- _What is asked_
Leave out the pictures, then reproduce the rest of the material exactly.

-- begin --

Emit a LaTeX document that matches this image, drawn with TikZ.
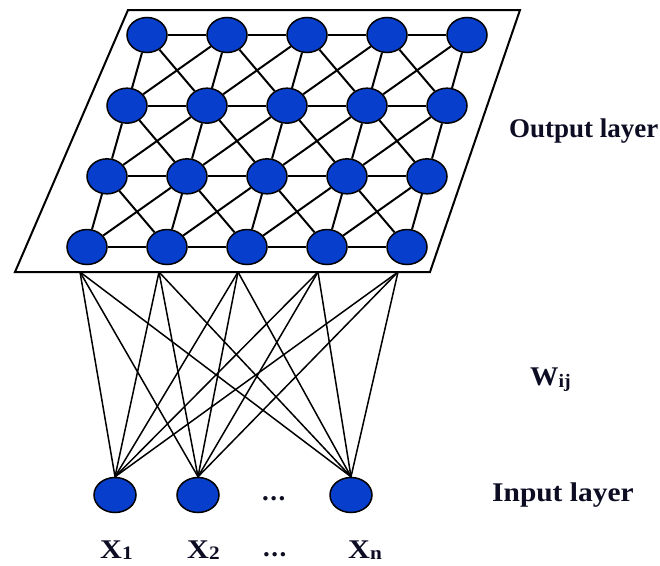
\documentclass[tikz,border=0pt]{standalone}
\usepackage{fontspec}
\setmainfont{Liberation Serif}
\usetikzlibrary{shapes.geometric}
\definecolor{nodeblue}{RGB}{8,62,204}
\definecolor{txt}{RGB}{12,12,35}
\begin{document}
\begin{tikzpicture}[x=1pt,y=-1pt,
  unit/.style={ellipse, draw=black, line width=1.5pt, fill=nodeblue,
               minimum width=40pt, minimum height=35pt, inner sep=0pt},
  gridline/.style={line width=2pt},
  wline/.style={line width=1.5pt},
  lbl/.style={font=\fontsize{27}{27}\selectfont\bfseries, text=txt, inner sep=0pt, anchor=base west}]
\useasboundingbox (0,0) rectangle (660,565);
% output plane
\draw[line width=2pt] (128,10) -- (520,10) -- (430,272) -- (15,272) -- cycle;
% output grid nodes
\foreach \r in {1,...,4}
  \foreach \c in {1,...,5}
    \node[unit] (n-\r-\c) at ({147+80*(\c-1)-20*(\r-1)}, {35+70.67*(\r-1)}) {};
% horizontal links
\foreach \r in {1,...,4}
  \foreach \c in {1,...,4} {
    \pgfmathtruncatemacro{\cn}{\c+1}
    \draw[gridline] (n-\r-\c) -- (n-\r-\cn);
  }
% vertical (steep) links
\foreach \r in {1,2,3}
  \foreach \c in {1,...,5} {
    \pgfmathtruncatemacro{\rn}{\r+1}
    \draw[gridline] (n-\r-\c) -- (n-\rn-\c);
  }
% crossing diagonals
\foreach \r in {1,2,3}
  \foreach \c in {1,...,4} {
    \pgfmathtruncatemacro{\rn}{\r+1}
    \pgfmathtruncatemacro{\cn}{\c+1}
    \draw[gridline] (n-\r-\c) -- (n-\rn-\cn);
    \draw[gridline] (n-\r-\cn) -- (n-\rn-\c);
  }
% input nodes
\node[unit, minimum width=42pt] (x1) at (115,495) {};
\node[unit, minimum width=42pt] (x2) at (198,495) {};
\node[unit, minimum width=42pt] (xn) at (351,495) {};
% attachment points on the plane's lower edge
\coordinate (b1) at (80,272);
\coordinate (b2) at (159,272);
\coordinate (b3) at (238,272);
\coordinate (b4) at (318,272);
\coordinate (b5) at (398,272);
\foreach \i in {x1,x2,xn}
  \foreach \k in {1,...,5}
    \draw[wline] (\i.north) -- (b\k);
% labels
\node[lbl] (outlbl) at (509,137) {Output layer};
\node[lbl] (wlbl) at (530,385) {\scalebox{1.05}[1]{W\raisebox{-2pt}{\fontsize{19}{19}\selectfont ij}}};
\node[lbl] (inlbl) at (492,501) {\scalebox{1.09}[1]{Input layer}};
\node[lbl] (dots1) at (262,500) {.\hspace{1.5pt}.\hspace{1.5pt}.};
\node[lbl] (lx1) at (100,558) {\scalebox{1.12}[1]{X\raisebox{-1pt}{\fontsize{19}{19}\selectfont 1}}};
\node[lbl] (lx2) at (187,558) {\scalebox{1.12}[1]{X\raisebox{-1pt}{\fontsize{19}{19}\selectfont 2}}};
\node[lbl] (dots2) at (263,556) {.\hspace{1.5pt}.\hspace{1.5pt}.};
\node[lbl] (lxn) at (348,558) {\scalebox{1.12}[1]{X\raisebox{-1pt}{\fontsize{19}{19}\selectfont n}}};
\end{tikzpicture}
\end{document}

-- end --

- _Output of the exercise_
Emit a LaTeX document that matches this image, drawn with TikZ.
\documentclass[tikz,border=0pt]{standalone}
\usepackage{fontspec}
\setmainfont{Liberation Serif}
\usetikzlibrary{shapes.geometric}
\definecolor{nodeblue}{RGB}{8,62,204}
\definecolor{txt}{RGB}{12,12,35}
\begin{document}
\begin{tikzpicture}[x=1pt,y=-1pt,
  unit/.style={ellipse, draw=black, line width=1.5pt, fill=nodeblue,
               minimum width=40pt, minimum height=35pt, inner sep=0pt},
  gridline/.style={line width=2pt},
  wline/.style={line width=1.5pt},
  lbl/.style={font=\fontsize{27}{27}\selectfont\bfseries, text=txt, inner sep=0pt, anchor=base west}]
\useasboundingbox (0,0) rectangle (660,565);
% output plane
\draw[line width=2pt] (128,10) -- (520,10) -- (430,272) -- (15,272) -- cycle;
% output grid nodes
\foreach \r in {1,...,4}
  \foreach \c in {1,...,5}
    \node[unit] (n-\r-\c) at ({147+80*(\c-1)-20*(\r-1)}, {35+70.67*(\r-1)}) {};
% horizontal links
\foreach \r in {1,...,4}
  \foreach \c in {1,...,4} {
    \pgfmathtruncatemacro{\cn}{\c+1}
    \draw[gridline] (n-\r-\c) -- (n-\r-\cn);
  }
% vertical (steep) links
\foreach \r in {1,2,3}
  \foreach \c in {1,...,5} {
    \pgfmathtruncatemacro{\rn}{\r+1}
    \draw[gridline] (n-\r-\c) -- (n-\rn-\c);
  }
% crossing diagonals
\foreach \r in {1,2,3}
  \foreach \c in {1,...,4} {
    \pgfmathtruncatemacro{\rn}{\r+1}
    \pgfmathtruncatemacro{\cn}{\c+1}
    \draw[gridline] (n-\r-\c) -- (n-\rn-\cn);
    \draw[gridline] (n-\r-\cn) -- (n-\rn-\c);
  }
% input nodes
\node[unit, minimum width=42pt] (x1) at (115,495) {};
\node[unit, minimum width=42pt] (x2) at (198,495) {};
\node[unit, minimum width=42pt] (xn) at (351,495) {};
% attachment points on the plane's lower edge
\coordinate (b1) at (80,272);
\coordinate (b2) at (159,272);
\coordinate (b3) at (238,272);
\coordinate (b4) at (318,272);
\coordinate (b5) at (398,272);
\foreach \i in {x1,x2,xn}
  \foreach \k in {1,...,5}
    \draw[wline] (\i.north) -- (b\k);
% labels
\node[lbl] (outlbl) at (509,137) {Output layer};
\node[lbl] (wlbl) at (530,385) {\scalebox{1.05}[1]{W\raisebox{-2pt}{\fontsize{19}{19}\selectfont ij}}};
\node[lbl] (inlbl) at (492,501) {\scalebox{1.09}[1]{Input layer}};
\node[lbl] (dots1) at (262,500) {.\hspace{1.5pt}.\hspace{1.5pt}.};
\node[lbl] (lx1) at (100,558) {\scalebox{1.12}[1]{X\raisebox{-1pt}{\fontsize{19}{19}\selectfont 1}}};
\node[lbl] (lx2) at (187,558) {\scalebox{1.12}[1]{X\raisebox{-1pt}{\fontsize{19}{19}\selectfont 2}}};
\node[lbl] (dots2) at (263,556) {.\hspace{1.5pt}.\hspace{1.5pt}.};
\node[lbl] (lxn) at (348,558) {\scalebox{1.12}[1]{X\raisebox{-1pt}{\fontsize{19}{19}\selectfont n}}};
\end{tikzpicture}
\end{document}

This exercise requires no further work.